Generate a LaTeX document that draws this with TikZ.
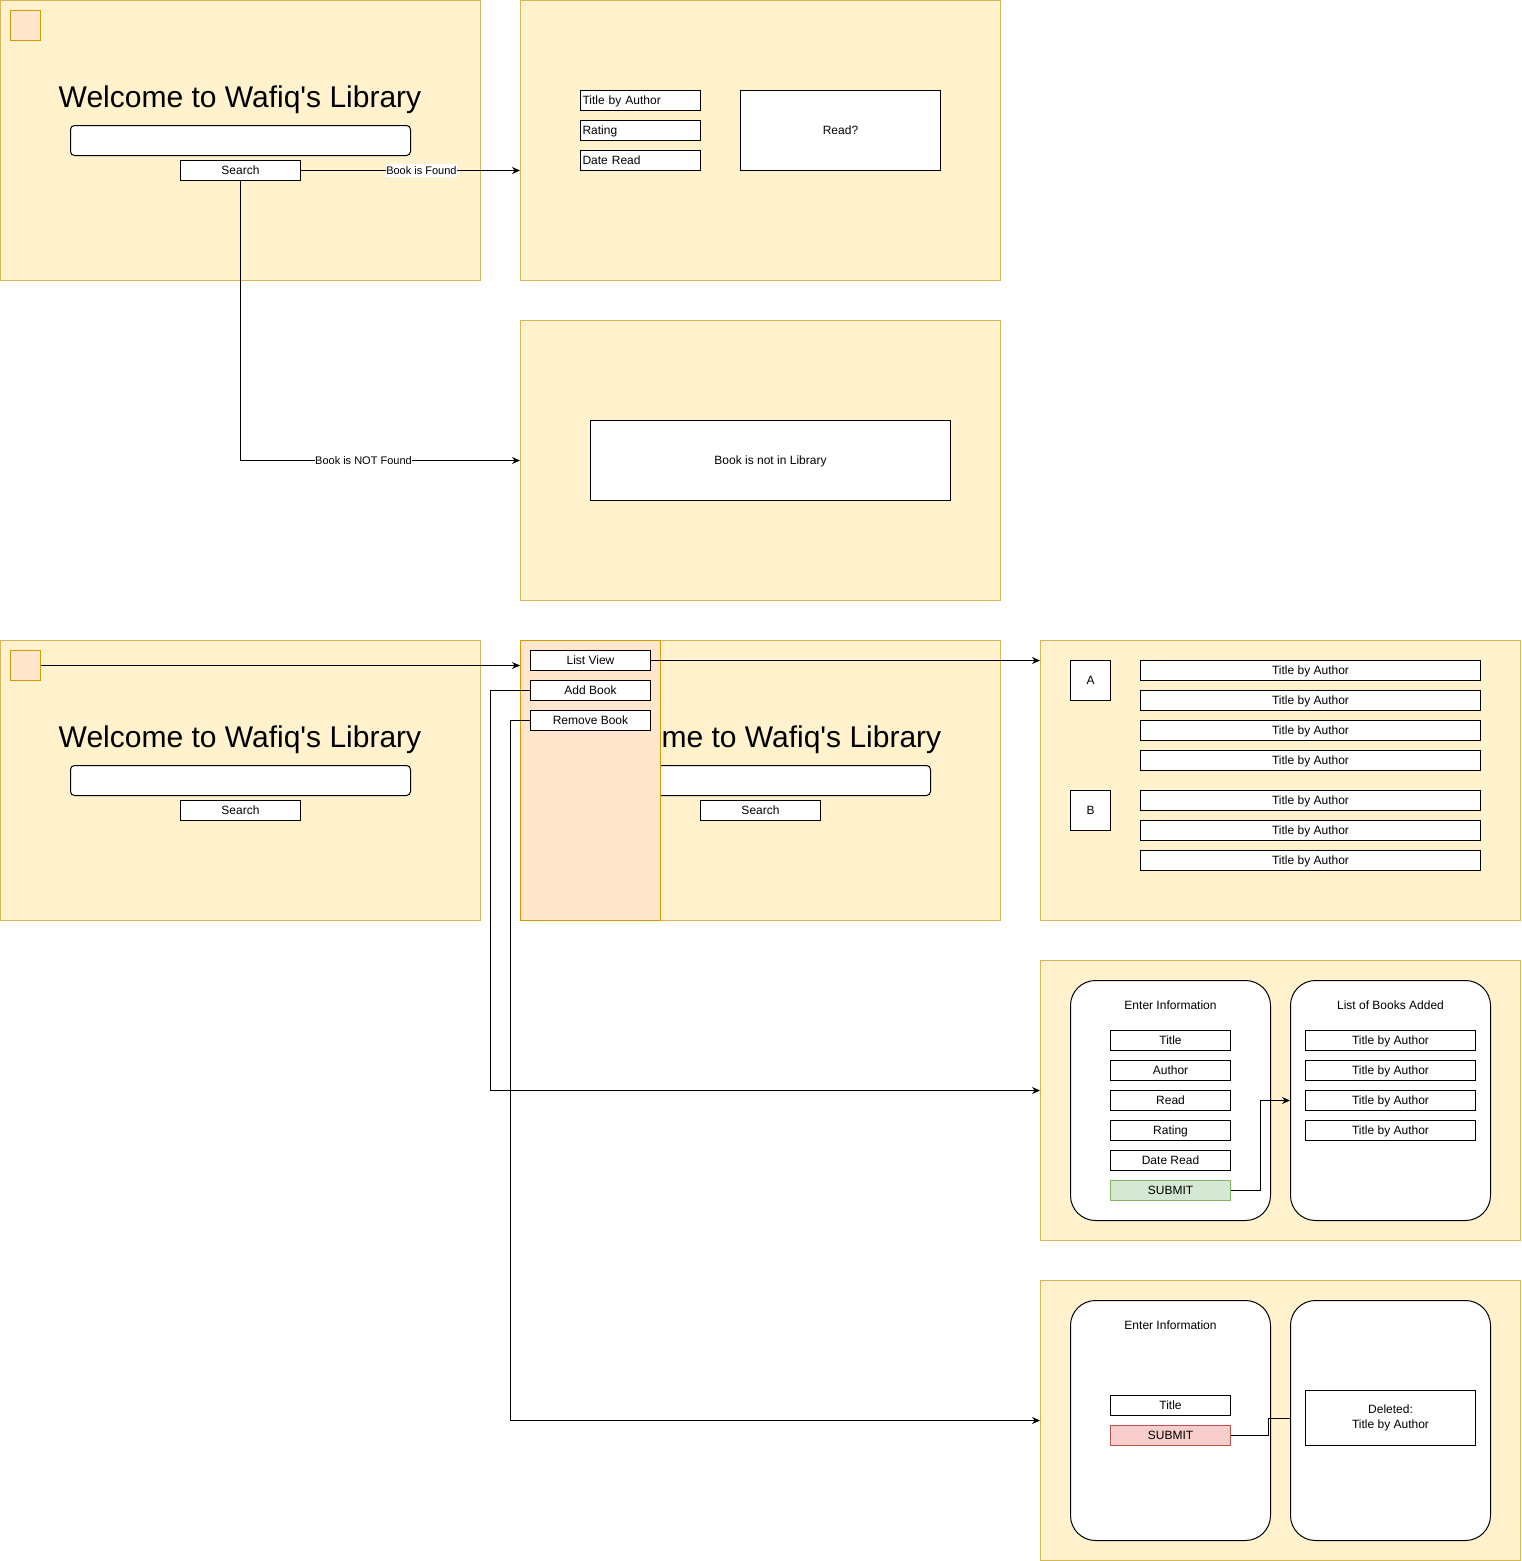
\documentclass[tikz,border=0pt]{standalone}
\usepackage{fontspec}
\setmainfont{Liberation Sans}
\usetikzlibrary{arrows.meta}
\definecolor{frfill}{HTML}{FFF2CC}
\definecolor{frdraw}{HTML}{D6B656}
\definecolor{orfill}{HTML}{FFE6CC}
\definecolor{ordraw}{HTML}{D79B00}
\definecolor{grfill}{HTML}{D5E8D4}
\definecolor{grdraw}{HTML}{82B366}
\definecolor{rdfill}{HTML}{F8CECC}
\definecolor{rddraw}{HTML}{B85450}
\tikzset{
  frame/.style={draw=frdraw, fill=frfill, line width=1pt, inner sep=0pt},
  orbox/.style={draw=ordraw, fill=orfill, line width=1pt, inner sep=0pt},
  boxm/.style={draw=black, fill=white, line width=1pt, inner sep=0pt, font=\fontsize{12}{14}\selectfont},
  field/.style={boxm, text height=10.9pt, text depth=2.5pt},
  lfield/.style={field, text width=116pt, inner xsep=2pt, align=left, minimum width=120pt, minimum height=20pt},
  bar/.style={draw=black, fill=white, line width=1pt, rounded corners=4pt, inner sep=0pt},
  panel/.style={draw=black, fill=white, line width=1pt, rounded corners=25pt, inner sep=0pt, minimum width=200pt, minimum height=240pt},
  title/.style={font=\fontsize{30}{36}\selectfont, inner sep=0pt, anchor=base},
  plain/.style={font=\fontsize{12}{14}\selectfont, inner sep=0pt, text height=10.9pt, text depth=2.5pt},
  lbl/.style={fill=white, font=\fontsize{11}{13}\selectfont, inner sep=0.5pt, text height=10pt, text depth=2.3pt},
  conn/.style={line width=1pt, -{Stealth[length=8pt,width=7pt]}},
  line/.style={line width=1pt}
}
\begin{document}
\begin{tikzpicture}[x=1pt,y=-1pt]
\useasboundingbox (0,0) rectangle (1522,1561);
% ---------- frames ----------
\node[frame, minimum width=480, minimum height=280] (f1) at (240.5,140.5) {};
\node[frame, minimum width=480, minimum height=280] (f2) at (760.5,140.5) {};
\node[frame, minimum width=480, minimum height=280] (f3) at (760.5,460.5) {};
\node[frame, minimum width=480, minimum height=280] (f4) at (240.5,780.5) {};
\node[frame, minimum width=480, minimum height=280] (f5) at (760.5,780.5) {};
\node[frame, minimum width=480, minimum height=280] (f6) at (1280.5,780.5) {};
\node[frame, minimum width=480, minimum height=280] (f7) at (1280.5,1100.5) {};
\node[frame, minimum width=480, minimum height=280] (f8) at (1280.5,1420.5) {};
% ---------- frame 1 ----------
\node[orbox, minimum width=30, minimum height=30] (sq1) at (25.5,25.5) {};
\node[title] (t1) at (240,107.5) {Welcome to Wafiq\textquotesingle s Library};
\node[bar, minimum width=340, minimum height=30] (bar1) at (240.5,140.5) {};
\node[field, minimum width=120, minimum height=20] (s1) at (240.5,170.5) {Search};
% ---------- frame 2 ----------
\node[lfield] (tba) at (640.5,100.5) {Title by Author};
\node[lfield] (rat) at (640.5,130.5) {Rating};
\node[lfield] (dr) at (640.5,160.5) {Date Read};
\node[field, minimum width=200, minimum height=80] (rq) at (840.5,130.5) {Read?};
% ---------- frame 3 ----------
\node[field, minimum width=360, minimum height=80] (nf) at (770.5,460.5) {Book is not in Library};
% ---------- frame 4 ----------
\node[orbox, minimum width=30, minimum height=30] (sq4) at (25.5,665.5) {};
\node[title] (t4) at (240,747.5) {Welcome to Wafiq\textquotesingle s Library};
\node[bar, minimum width=340, minimum height=30] (bar4) at (240.5,780.5) {};
\node[field, minimum width=120, minimum height=20] (s4) at (240.5,810.5) {Search};
% ---------- frame 5 ----------
\node[title] (t5) at (760,747.5) {Welcome to Wafiq\textquotesingle s Library};
\node[bar, minimum width=340, minimum height=30] (bar5) at (760.5,780.5) {};
\node[field, minimum width=120, minimum height=20] (s5) at (760.5,810.5) {Search};
\node[orbox, minimum width=140, minimum height=280] (side) at (590.5,780.5) {};
\node[field, minimum width=120, minimum height=20] (lv) at (590.5,660.5) {List View};
\node[field, minimum width=120, minimum height=20] (ab) at (590.5,690.5) {Add Book};
\node[field, minimum width=120, minimum height=20] (rb) at (590.5,720.5) {Remove Book};
% ---------- frame 6 ----------
\node[field, minimum width=40, minimum height=40] (la) at (1090.5,680.5) {A};
\node[field, minimum width=40, minimum height=40] (lb) at (1090.5,810.5) {B};
\foreach \i/\y in {1/670.5,2/700.5,3/730.5,4/760.5,5/800.5,6/830.5,7/860.5}
  \node[field, minimum width=340, minimum height=20] (lt\i) at (1310.5,\y) {Title by Author};
% ---------- frame 7 ----------
\node[panel] (p7a) at (1170.5,1100.5) {};
\node[panel] (p7b) at (1390.5,1100.5) {};
\node[plain] (ei7) at (1170.5,1005) {Enter Information};
\node[plain] (lba) at (1390.5,1005) {List of Books Added};
\node[field, minimum width=120, minimum height=20] (ft) at (1170.5,1040.5) {Title};
\node[field, minimum width=120, minimum height=20] (fa) at (1170.5,1070.5) {Author};
\node[field, minimum width=120, minimum height=20] (fr) at (1170.5,1100.5) {Read};
\node[field, minimum width=120, minimum height=20] (fg) at (1170.5,1130.5) {Rating};
\node[field, minimum width=120, minimum height=20] (fd) at (1170.5,1160.5) {Date Read};
\node[field, draw=grdraw, fill=grfill, minimum width=120, minimum height=20] (sub7) at (1170.5,1190.5) {SUBMIT};
\foreach \i/\y in {1/1040.5,2/1070.5,3/1100.5,4/1130.5}
  \node[field, minimum width=170, minimum height=20] (ba\i) at (1390.5,\y) {Title by Author};
% ---------- frame 8 ----------
\node[panel] (p8a) at (1170.5,1420.5) {};
\node[panel] (p8b) at (1390.5,1420.5) {};
\node[plain] (ei8) at (1170.5,1325) {Enter Information};
\node[field, minimum width=120, minimum height=20] (rt) at (1170.5,1405.5) {Title};
\node[field, draw=rddraw, fill=rdfill, minimum width=120, minimum height=20] (sub8) at (1170.5,1435.5) {SUBMIT};
\node[boxm, minimum width=170, minimum height=55, align=center, font=\fontsize{12}{15}\selectfont] (del) at (1390.5,1418) {Deleted:\\Title by Author};
% ---------- connectors ----------
\draw[conn] (s1.east) -- node[lbl, pos=0.55] {Book is Found} (s1.east -| f2.west);
\draw[conn] (s1.south) |- node[lbl, pos=0.72] {Book is NOT Found} (f3.west);
\draw[conn] (sq4.east) -- (sq4.east -| f5.west);
\draw[conn] (lv.east) -- (lv.east -| f6.west);
\coordinate (abk) at (490.5,690.5);
\coordinate (rbk) at (510.5,720.5);
\draw[conn] (ab.west) -- (abk) |- ([yshift=10pt]f7.west);
\draw[conn] (rb.west) -- (rbk) |- (f8.west);
\coordinate (s7k) at (1260.5,1190.5);
\draw[conn] (sub7.east) -- (s7k) |- (ba3.west -| p7b.west);
\coordinate (s8k) at (1268.5,1435.5);
\draw[line] (sub8.east) -- (s8k) |- (del.west -| p8b.west);
\end{tikzpicture}
\end{document}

===============

→ YOUR TASK: Copy all the data exactly as written, but skip any picture.

→ WRITTEN REPLY:
Generate a LaTeX document that draws this with TikZ.
\documentclass[tikz,border=0pt]{standalone}
\usepackage{fontspec}
\setmainfont{Liberation Sans}
\usetikzlibrary{arrows.meta}
\definecolor{frfill}{HTML}{FFF2CC}
\definecolor{frdraw}{HTML}{D6B656}
\definecolor{orfill}{HTML}{FFE6CC}
\definecolor{ordraw}{HTML}{D79B00}
\definecolor{grfill}{HTML}{D5E8D4}
\definecolor{grdraw}{HTML}{82B366}
\definecolor{rdfill}{HTML}{F8CECC}
\definecolor{rddraw}{HTML}{B85450}
\tikzset{
  frame/.style={draw=frdraw, fill=frfill, line width=1pt, inner sep=0pt},
  orbox/.style={draw=ordraw, fill=orfill, line width=1pt, inner sep=0pt},
  boxm/.style={draw=black, fill=white, line width=1pt, inner sep=0pt, font=\fontsize{12}{14}\selectfont},
  field/.style={boxm, text height=10.9pt, text depth=2.5pt},
  lfield/.style={field, text width=116pt, inner xsep=2pt, align=left, minimum width=120pt, minimum height=20pt},
  bar/.style={draw=black, fill=white, line width=1pt, rounded corners=4pt, inner sep=0pt},
  panel/.style={draw=black, fill=white, line width=1pt, rounded corners=25pt, inner sep=0pt, minimum width=200pt, minimum height=240pt},
  title/.style={font=\fontsize{30}{36}\selectfont, inner sep=0pt, anchor=base},
  plain/.style={font=\fontsize{12}{14}\selectfont, inner sep=0pt, text height=10.9pt, text depth=2.5pt},
  lbl/.style={fill=white, font=\fontsize{11}{13}\selectfont, inner sep=0.5pt, text height=10pt, text depth=2.3pt},
  conn/.style={line width=1pt, -{Stealth[length=8pt,width=7pt]}},
  line/.style={line width=1pt}
}
\begin{document}
\begin{tikzpicture}[x=1pt,y=-1pt]
\useasboundingbox (0,0) rectangle (1522,1561);
% ---------- frames ----------
\node[frame, minimum width=480, minimum height=280] (f1) at (240.5,140.5) {};
\node[frame, minimum width=480, minimum height=280] (f2) at (760.5,140.5) {};
\node[frame, minimum width=480, minimum height=280] (f3) at (760.5,460.5) {};
\node[frame, minimum width=480, minimum height=280] (f4) at (240.5,780.5) {};
\node[frame, minimum width=480, minimum height=280] (f5) at (760.5,780.5) {};
\node[frame, minimum width=480, minimum height=280] (f6) at (1280.5,780.5) {};
\node[frame, minimum width=480, minimum height=280] (f7) at (1280.5,1100.5) {};
\node[frame, minimum width=480, minimum height=280] (f8) at (1280.5,1420.5) {};
% ---------- frame 1 ----------
\node[orbox, minimum width=30, minimum height=30] (sq1) at (25.5,25.5) {};
\node[title] (t1) at (240,107.5) {Welcome to Wafiq\textquotesingle s Library};
\node[bar, minimum width=340, minimum height=30] (bar1) at (240.5,140.5) {};
\node[field, minimum width=120, minimum height=20] (s1) at (240.5,170.5) {Search};
% ---------- frame 2 ----------
\node[lfield] (tba) at (640.5,100.5) {Title by Author};
\node[lfield] (rat) at (640.5,130.5) {Rating};
\node[lfield] (dr) at (640.5,160.5) {Date Read};
\node[field, minimum width=200, minimum height=80] (rq) at (840.5,130.5) {Read?};
% ---------- frame 3 ----------
\node[field, minimum width=360, minimum height=80] (nf) at (770.5,460.5) {Book is not in Library};
% ---------- frame 4 ----------
\node[orbox, minimum width=30, minimum height=30] (sq4) at (25.5,665.5) {};
\node[title] (t4) at (240,747.5) {Welcome to Wafiq\textquotesingle s Library};
\node[bar, minimum width=340, minimum height=30] (bar4) at (240.5,780.5) {};
\node[field, minimum width=120, minimum height=20] (s4) at (240.5,810.5) {Search};
% ---------- frame 5 ----------
\node[title] (t5) at (760,747.5) {Welcome to Wafiq\textquotesingle s Library};
\node[bar, minimum width=340, minimum height=30] (bar5) at (760.5,780.5) {};
\node[field, minimum width=120, minimum height=20] (s5) at (760.5,810.5) {Search};
\node[orbox, minimum width=140, minimum height=280] (side) at (590.5,780.5) {};
\node[field, minimum width=120, minimum height=20] (lv) at (590.5,660.5) {List View};
\node[field, minimum width=120, minimum height=20] (ab) at (590.5,690.5) {Add Book};
\node[field, minimum width=120, minimum height=20] (rb) at (590.5,720.5) {Remove Book};
% ---------- frame 6 ----------
\node[field, minimum width=40, minimum height=40] (la) at (1090.5,680.5) {A};
\node[field, minimum width=40, minimum height=40] (lb) at (1090.5,810.5) {B};
\foreach \i/\y in {1/670.5,2/700.5,3/730.5,4/760.5,5/800.5,6/830.5,7/860.5}
  \node[field, minimum width=340, minimum height=20] (lt\i) at (1310.5,\y) {Title by Author};
% ---------- frame 7 ----------
\node[panel] (p7a) at (1170.5,1100.5) {};
\node[panel] (p7b) at (1390.5,1100.5) {};
\node[plain] (ei7) at (1170.5,1005) {Enter Information};
\node[plain] (lba) at (1390.5,1005) {List of Books Added};
\node[field, minimum width=120, minimum height=20] (ft) at (1170.5,1040.5) {Title};
\node[field, minimum width=120, minimum height=20] (fa) at (1170.5,1070.5) {Author};
\node[field, minimum width=120, minimum height=20] (fr) at (1170.5,1100.5) {Read};
\node[field, minimum width=120, minimum height=20] (fg) at (1170.5,1130.5) {Rating};
\node[field, minimum width=120, minimum height=20] (fd) at (1170.5,1160.5) {Date Read};
\node[field, draw=grdraw, fill=grfill, minimum width=120, minimum height=20] (sub7) at (1170.5,1190.5) {SUBMIT};
\foreach \i/\y in {1/1040.5,2/1070.5,3/1100.5,4/1130.5}
  \node[field, minimum width=170, minimum height=20] (ba\i) at (1390.5,\y) {Title by Author};
% ---------- frame 8 ----------
\node[panel] (p8a) at (1170.5,1420.5) {};
\node[panel] (p8b) at (1390.5,1420.5) {};
\node[plain] (ei8) at (1170.5,1325) {Enter Information};
\node[field, minimum width=120, minimum height=20] (rt) at (1170.5,1405.5) {Title};
\node[field, draw=rddraw, fill=rdfill, minimum width=120, minimum height=20] (sub8) at (1170.5,1435.5) {SUBMIT};
\node[boxm, minimum width=170, minimum height=55, align=center, font=\fontsize{12}{15}\selectfont] (del) at (1390.5,1418) {Deleted:\\Title by Author};
% ---------- connectors ----------
\draw[conn] (s1.east) -- node[lbl, pos=0.55] {Book is Found} (s1.east -| f2.west);
\draw[conn] (s1.south) |- node[lbl, pos=0.72] {Book is NOT Found} (f3.west);
\draw[conn] (sq4.east) -- (sq4.east -| f5.west);
\draw[conn] (lv.east) -- (lv.east -| f6.west);
\coordinate (abk) at (490.5,690.5);
\coordinate (rbk) at (510.5,720.5);
\draw[conn] (ab.west) -- (abk) |- ([yshift=10pt]f7.west);
\draw[conn] (rb.west) -- (rbk) |- (f8.west);
\coordinate (s7k) at (1260.5,1190.5);
\draw[conn] (sub7.east) -- (s7k) |- (ba3.west -| p7b.west);
\coordinate (s8k) at (1268.5,1435.5);
\draw[line] (sub8.east) -- (s8k) |- (del.west -| p8b.west);
\end{tikzpicture}
\end{document}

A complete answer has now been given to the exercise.